“The society which has abolished every kind of adventure makes its own abolition the only possible adventure.” Paris, May 1968


Saturday, 3 August 2013

Gerald Kersh. A life lived.

One of my favourite films is Jules Dassin's film noir classic, Night And The City. It's a dark tale of London's pre-war underworld based on the novel of the same name. But if the movie remains a favourite of mine it certainly was not appreciated by the books author Gerald Kersh who hated it. Kersh was a hard man to please, in fact he was a hard man full stop. Prior to becoming a reasonably successful writer Kersh worked as a bodyguard, door to door salesman, bouncer and professional wrestler. When  war broke out he enlisted in the Coldstream Guards but was injured during the blitz and ended up with the Army Film Unit. But Kersh must have tired of this and deserted.

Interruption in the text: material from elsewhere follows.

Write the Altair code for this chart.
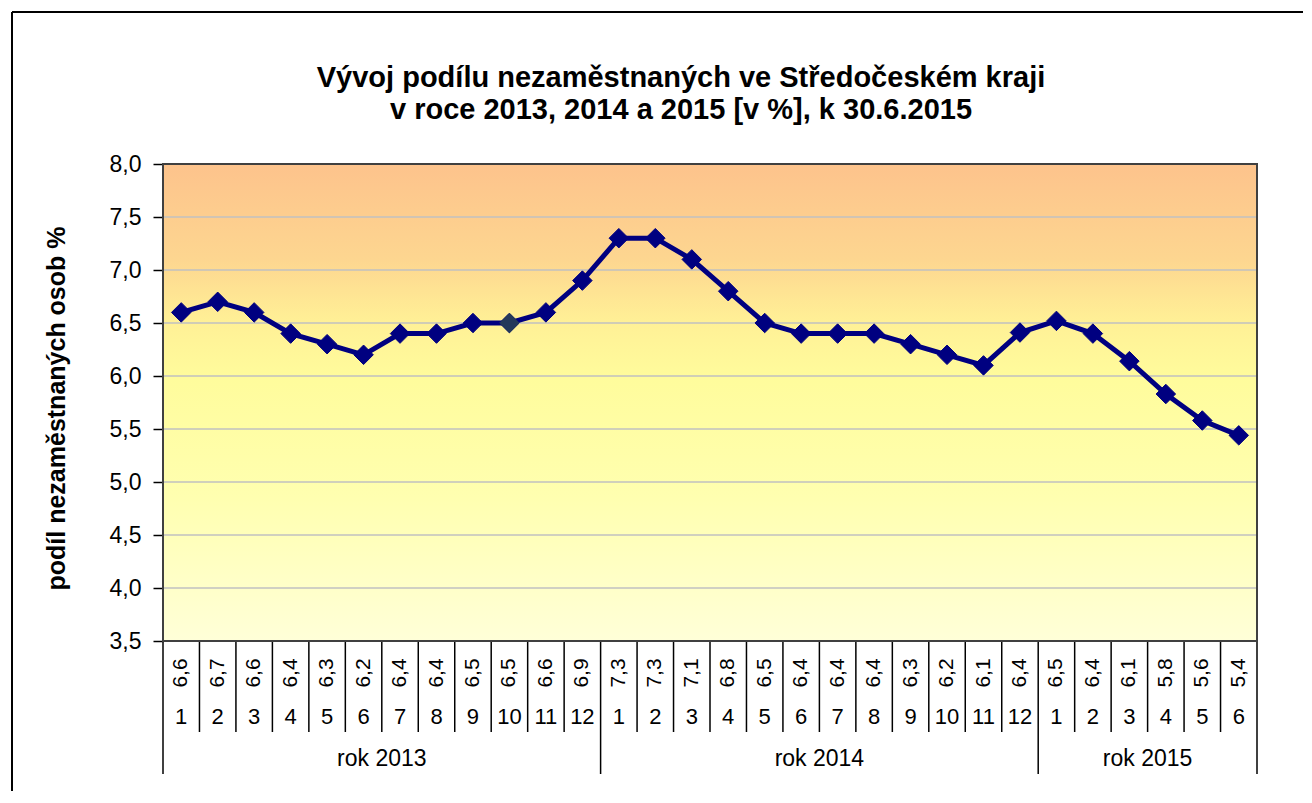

Unlike other deserters he was not going to lead a furtive existence in the Soho pubs and cafes that he knew so well but headed instead straight to France and was in Paris for the Liberation. Kersh was never afraid of a fight.
The man himself was born in 1911 just down the road from where I live. Gerald first saw the light of day in the room above his father's tailors shop in the High Street. There is no blue plaque. There is certainly no local Jewish tailor now, just an achingly dull parade of posh frock shops and coffee outlets. Few have heard of Gerald Kersh today and the author of dozens of novels, countless short stories, not to mention his Fleet Street output, is all but forgotten. London Books have republished some of his work, there is an excellent biography on their site and you can read John King's ace introduction to the Night And The City reprint here  but  by and large this self-taught writer who lived his life on the edge seems sadly out of place in today's sanitised world.